## DATA BLOCK

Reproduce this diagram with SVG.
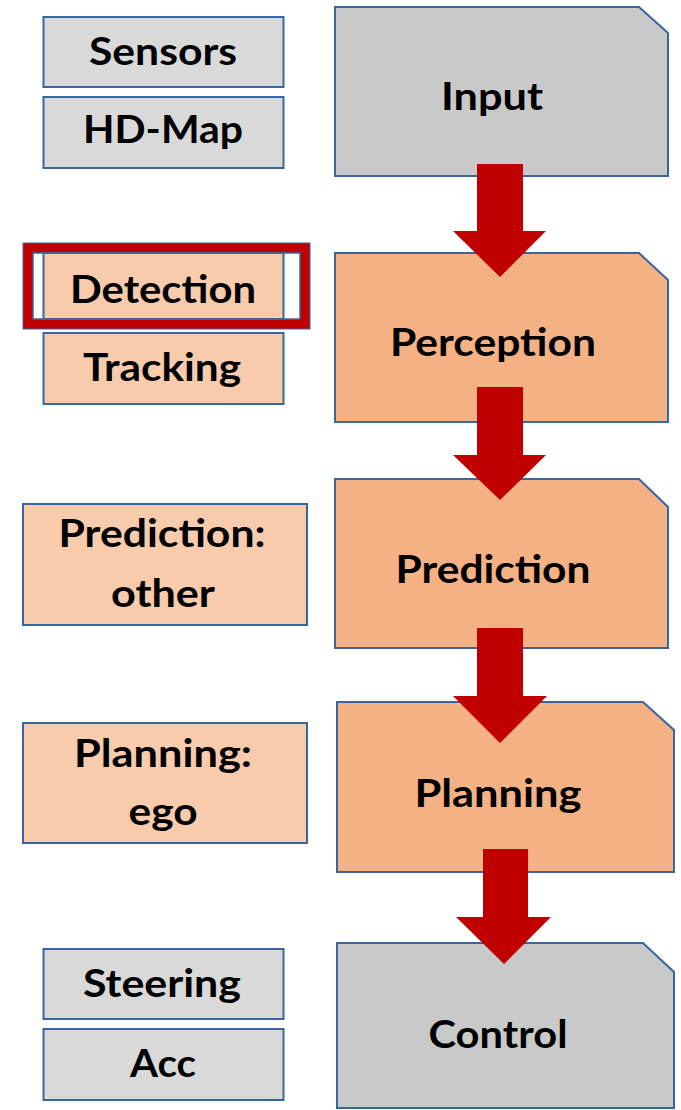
<svg xmlns="http://www.w3.org/2000/svg" width="681" height="1110" viewBox="0 0 681 1110">
<style>
.b{stroke:#3a66a0;stroke-width:2}
.g1{fill:#d9d9d9}
.g2{fill:#c9c9c9}
.o1{fill:#f8cbad}
.o2{fill:#f4b183}
.t{font-family:Lato,"Open Sans","Liberation Sans",sans-serif;font-weight:bold;font-size:39px;fill:#000;text-anchor:middle}
.a{fill:#c00000}
</style>
<rect width="681" height="1110" fill="#fff"/>
<g id="sensors"><rect class="b g1" x="43.5" y="17" width="240" height="70"/><text class="t" x="163" y="65" textLength="148" lengthAdjust="spacingAndGlyphs">Sensors</text></g>
<g id="hdmap"><rect class="b g1" x="43.5" y="97" width="240" height="71"/><text class="t" x="163" y="143" textLength="160" lengthAdjust="spacingAndGlyphs">HD-Map</text></g>
<g id="input"><path class="b g2" d="M335 7H639L668 33V176H335Z"/><text class="t" x="492" y="110" textLength="102" lengthAdjust="spacingAndGlyphs">Input</text></g>
<g id="detection">
<rect x="28" y="248" width="277" height="76" fill="#fff" stroke="#c00000" stroke-width="10"/>
<rect x="23" y="243" width="287" height="86" fill="none" stroke="#3a66a0" stroke-width="1"/>
<rect x="33" y="253" width="267" height="66" fill="none" stroke="#3a66a0" stroke-width="1.5"/>
<rect class="b o1" x="43.5" y="253" width="240" height="66"/>
<text class="t" x="163" y="303" textLength="186" lengthAdjust="spacingAndGlyphs">Detection</text></g>
<g id="tracking"><rect class="b o1" x="43.5" y="333" width="240" height="71"/><text class="t" x="162" y="381" textLength="158" lengthAdjust="spacingAndGlyphs">Tracking</text></g>
<g id="perception"><path class="b o2" d="M335 253H639L668 280V422H335Z"/><text class="t" x="493" y="356" textLength="206" lengthAdjust="spacingAndGlyphs">Perception</text></g>
<g id="prediction-other"><rect class="b o1" x="23" y="504" width="284" height="121"/><text class="t" x="162" y="547" textLength="207" lengthAdjust="spacingAndGlyphs">Prediction:</text><text class="t" x="163" y="607" textLength="104" lengthAdjust="spacingAndGlyphs">other</text></g>
<g id="prediction"><path class="b o2" d="M335 479H639L668 507V648H335Z"/><text class="t" x="493" y="583" textLength="195" lengthAdjust="spacingAndGlyphs">Prediction</text></g>
<g id="planning-ego"><rect class="b o1" x="23" y="723" width="284" height="120"/><text class="t" x="163" y="767" textLength="178" lengthAdjust="spacingAndGlyphs">Planning:</text><text class="t" x="163" y="825" textLength="69" lengthAdjust="spacingAndGlyphs">ego</text></g>
<g id="planning"><path class="b o2" d="M337 702H643L674 730V872H337Z"/><text class="t" x="498" y="807" textLength="167" lengthAdjust="spacingAndGlyphs">Planning</text></g>
<g id="steering"><rect class="b g1" x="43.5" y="949" width="240" height="70"/><text class="t" x="162" y="997" textLength="158" lengthAdjust="spacingAndGlyphs">Steering</text></g>
<g id="acc"><rect class="b g1" x="43.5" y="1029" width="240" height="71"/><text class="t" x="163" y="1077" textLength="66" lengthAdjust="spacingAndGlyphs">Acc</text></g>
<g id="control"><path class="b g2" d="M337 943H643L674 972V1108H337Z"/><text class="t" x="498" y="1048" textLength="139" lengthAdjust="spacingAndGlyphs">Control</text></g>
<g id="connectors">
<path class="a" d="M477 164H523V231H546L500 277L453 231H477Z"/>
<path class="a" d="M477 387H523V455H546L500 500L453 455H477Z"/>
<path class="a" d="M477 628H523V696H547L500 743L453 696H477Z"/>
<path class="a" d="M483 849H528V917H551L504 964L456 917H483Z"/>
</g>
</svg>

## INSTRUCTION
Restate the whole listing above exactly, please, omitting every image.

## TASK RESULT
Reproduce this diagram with SVG.
<svg xmlns="http://www.w3.org/2000/svg" width="681" height="1110" viewBox="0 0 681 1110">
<style>
.b{stroke:#3a66a0;stroke-width:2}
.g1{fill:#d9d9d9}
.g2{fill:#c9c9c9}
.o1{fill:#f8cbad}
.o2{fill:#f4b183}
.t{font-family:Lato,"Open Sans","Liberation Sans",sans-serif;font-weight:bold;font-size:39px;fill:#000;text-anchor:middle}
.a{fill:#c00000}
</style>
<rect width="681" height="1110" fill="#fff"/>
<g id="sensors"><rect class="b g1" x="43.5" y="17" width="240" height="70"/><text class="t" x="163" y="65" textLength="148" lengthAdjust="spacingAndGlyphs">Sensors</text></g>
<g id="hdmap"><rect class="b g1" x="43.5" y="97" width="240" height="71"/><text class="t" x="163" y="143" textLength="160" lengthAdjust="spacingAndGlyphs">HD-Map</text></g>
<g id="input"><path class="b g2" d="M335 7H639L668 33V176H335Z"/><text class="t" x="492" y="110" textLength="102" lengthAdjust="spacingAndGlyphs">Input</text></g>
<g id="detection">
<rect x="28" y="248" width="277" height="76" fill="#fff" stroke="#c00000" stroke-width="10"/>
<rect x="23" y="243" width="287" height="86" fill="none" stroke="#3a66a0" stroke-width="1"/>
<rect x="33" y="253" width="267" height="66" fill="none" stroke="#3a66a0" stroke-width="1.5"/>
<rect class="b o1" x="43.5" y="253" width="240" height="66"/>
<text class="t" x="163" y="303" textLength="186" lengthAdjust="spacingAndGlyphs">Detection</text></g>
<g id="tracking"><rect class="b o1" x="43.5" y="333" width="240" height="71"/><text class="t" x="162" y="381" textLength="158" lengthAdjust="spacingAndGlyphs">Tracking</text></g>
<g id="perception"><path class="b o2" d="M335 253H639L668 280V422H335Z"/><text class="t" x="493" y="356" textLength="206" lengthAdjust="spacingAndGlyphs">Perception</text></g>
<g id="prediction-other"><rect class="b o1" x="23" y="504" width="284" height="121"/><text class="t" x="162" y="547" textLength="207" lengthAdjust="spacingAndGlyphs">Prediction:</text><text class="t" x="163" y="607" textLength="104" lengthAdjust="spacingAndGlyphs">other</text></g>
<g id="prediction"><path class="b o2" d="M335 479H639L668 507V648H335Z"/><text class="t" x="493" y="583" textLength="195" lengthAdjust="spacingAndGlyphs">Prediction</text></g>
<g id="planning-ego"><rect class="b o1" x="23" y="723" width="284" height="120"/><text class="t" x="163" y="767" textLength="178" lengthAdjust="spacingAndGlyphs">Planning:</text><text class="t" x="163" y="825" textLength="69" lengthAdjust="spacingAndGlyphs">ego</text></g>
<g id="planning"><path class="b o2" d="M337 702H643L674 730V872H337Z"/><text class="t" x="498" y="807" textLength="167" lengthAdjust="spacingAndGlyphs">Planning</text></g>
<g id="steering"><rect class="b g1" x="43.5" y="949" width="240" height="70"/><text class="t" x="162" y="997" textLength="158" lengthAdjust="spacingAndGlyphs">Steering</text></g>
<g id="acc"><rect class="b g1" x="43.5" y="1029" width="240" height="71"/><text class="t" x="163" y="1077" textLength="66" lengthAdjust="spacingAndGlyphs">Acc</text></g>
<g id="control"><path class="b g2" d="M337 943H643L674 972V1108H337Z"/><text class="t" x="498" y="1048" textLength="139" lengthAdjust="spacingAndGlyphs">Control</text></g>
<g id="connectors">
<path class="a" d="M477 164H523V231H546L500 277L453 231H477Z"/>
<path class="a" d="M477 387H523V455H546L500 500L453 455H477Z"/>
<path class="a" d="M477 628H523V696H547L500 743L453 696H477Z"/>
<path class="a" d="M483 849H528V917H551L504 964L456 917H483Z"/>
</g>
</svg>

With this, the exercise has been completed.